**DATASET EXTRACT**
----
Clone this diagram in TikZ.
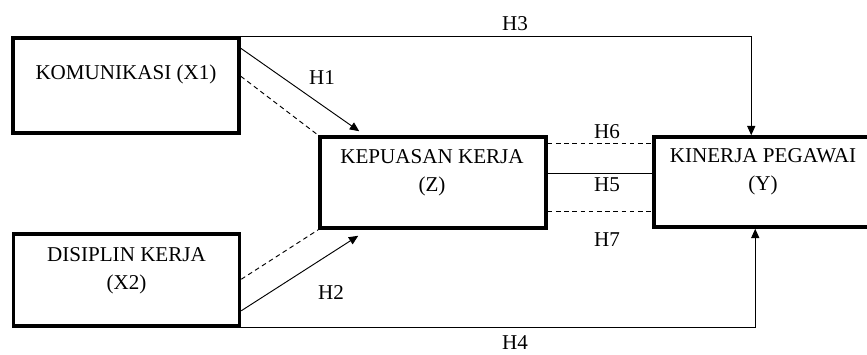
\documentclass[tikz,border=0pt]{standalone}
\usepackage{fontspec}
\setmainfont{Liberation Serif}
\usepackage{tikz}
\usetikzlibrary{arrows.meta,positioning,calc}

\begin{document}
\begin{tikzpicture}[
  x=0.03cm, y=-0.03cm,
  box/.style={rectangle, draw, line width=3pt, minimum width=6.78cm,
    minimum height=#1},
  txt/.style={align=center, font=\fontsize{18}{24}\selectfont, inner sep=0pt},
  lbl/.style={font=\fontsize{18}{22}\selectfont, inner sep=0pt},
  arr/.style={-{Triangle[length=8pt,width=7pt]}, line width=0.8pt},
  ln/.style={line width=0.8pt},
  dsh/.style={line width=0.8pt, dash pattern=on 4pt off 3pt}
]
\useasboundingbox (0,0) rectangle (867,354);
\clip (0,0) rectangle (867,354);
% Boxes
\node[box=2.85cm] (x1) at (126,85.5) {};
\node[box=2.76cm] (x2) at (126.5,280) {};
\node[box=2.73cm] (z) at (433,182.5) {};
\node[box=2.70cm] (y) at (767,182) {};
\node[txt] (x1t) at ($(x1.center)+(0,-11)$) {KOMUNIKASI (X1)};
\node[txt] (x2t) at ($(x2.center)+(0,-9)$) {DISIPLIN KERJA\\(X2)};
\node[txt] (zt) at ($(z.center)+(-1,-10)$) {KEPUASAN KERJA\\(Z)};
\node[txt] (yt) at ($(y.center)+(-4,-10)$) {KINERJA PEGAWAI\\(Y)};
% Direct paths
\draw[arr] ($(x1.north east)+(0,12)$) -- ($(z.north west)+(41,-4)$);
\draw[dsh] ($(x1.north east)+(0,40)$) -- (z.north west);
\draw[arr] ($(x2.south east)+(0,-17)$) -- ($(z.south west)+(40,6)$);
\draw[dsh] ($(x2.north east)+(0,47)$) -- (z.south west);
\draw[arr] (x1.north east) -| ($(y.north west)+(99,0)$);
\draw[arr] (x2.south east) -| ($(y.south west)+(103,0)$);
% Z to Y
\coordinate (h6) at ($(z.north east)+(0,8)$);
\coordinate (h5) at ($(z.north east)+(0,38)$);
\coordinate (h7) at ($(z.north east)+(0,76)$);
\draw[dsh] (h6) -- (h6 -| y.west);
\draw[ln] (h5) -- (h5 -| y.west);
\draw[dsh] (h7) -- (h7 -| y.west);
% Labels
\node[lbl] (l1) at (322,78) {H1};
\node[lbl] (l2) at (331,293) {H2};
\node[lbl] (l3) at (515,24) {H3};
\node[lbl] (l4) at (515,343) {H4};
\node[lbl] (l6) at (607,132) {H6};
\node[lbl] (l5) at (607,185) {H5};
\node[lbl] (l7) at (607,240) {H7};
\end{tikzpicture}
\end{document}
----
**WORK TO COMPLETE**
Repeat all of the data above word for word, minus the pictures.

**WRITTEN RESPONSE**
Clone this diagram in TikZ.
\documentclass[tikz,border=0pt]{standalone}
\usepackage{fontspec}
\setmainfont{Liberation Serif}
\usepackage{tikz}
\usetikzlibrary{arrows.meta,positioning,calc}

\begin{document}
\begin{tikzpicture}[
  x=0.03cm, y=-0.03cm,
  box/.style={rectangle, draw, line width=3pt, minimum width=6.78cm,
    minimum height=#1},
  txt/.style={align=center, font=\fontsize{18}{24}\selectfont, inner sep=0pt},
  lbl/.style={font=\fontsize{18}{22}\selectfont, inner sep=0pt},
  arr/.style={-{Triangle[length=8pt,width=7pt]}, line width=0.8pt},
  ln/.style={line width=0.8pt},
  dsh/.style={line width=0.8pt, dash pattern=on 4pt off 3pt}
]
\useasboundingbox (0,0) rectangle (867,354);
\clip (0,0) rectangle (867,354);
% Boxes
\node[box=2.85cm] (x1) at (126,85.5) {};
\node[box=2.76cm] (x2) at (126.5,280) {};
\node[box=2.73cm] (z) at (433,182.5) {};
\node[box=2.70cm] (y) at (767,182) {};
\node[txt] (x1t) at ($(x1.center)+(0,-11)$) {KOMUNIKASI (X1)};
\node[txt] (x2t) at ($(x2.center)+(0,-9)$) {DISIPLIN KERJA\\(X2)};
\node[txt] (zt) at ($(z.center)+(-1,-10)$) {KEPUASAN KERJA\\(Z)};
\node[txt] (yt) at ($(y.center)+(-4,-10)$) {KINERJA PEGAWAI\\(Y)};
% Direct paths
\draw[arr] ($(x1.north east)+(0,12)$) -- ($(z.north west)+(41,-4)$);
\draw[dsh] ($(x1.north east)+(0,40)$) -- (z.north west);
\draw[arr] ($(x2.south east)+(0,-17)$) -- ($(z.south west)+(40,6)$);
\draw[dsh] ($(x2.north east)+(0,47)$) -- (z.south west);
\draw[arr] (x1.north east) -| ($(y.north west)+(99,0)$);
\draw[arr] (x2.south east) -| ($(y.south west)+(103,0)$);
% Z to Y
\coordinate (h6) at ($(z.north east)+(0,8)$);
\coordinate (h5) at ($(z.north east)+(0,38)$);
\coordinate (h7) at ($(z.north east)+(0,76)$);
\draw[dsh] (h6) -- (h6 -| y.west);
\draw[ln] (h5) -- (h5 -| y.west);
\draw[dsh] (h7) -- (h7 -| y.west);
% Labels
\node[lbl] (l1) at (322,78) {H1};
\node[lbl] (l2) at (331,293) {H2};
\node[lbl] (l3) at (515,24) {H3};
\node[lbl] (l4) at (515,343) {H4};
\node[lbl] (l6) at (607,132) {H6};
\node[lbl] (l5) at (607,185) {H5};
\node[lbl] (l7) at (607,240) {H7};
\end{tikzpicture}
\end{document}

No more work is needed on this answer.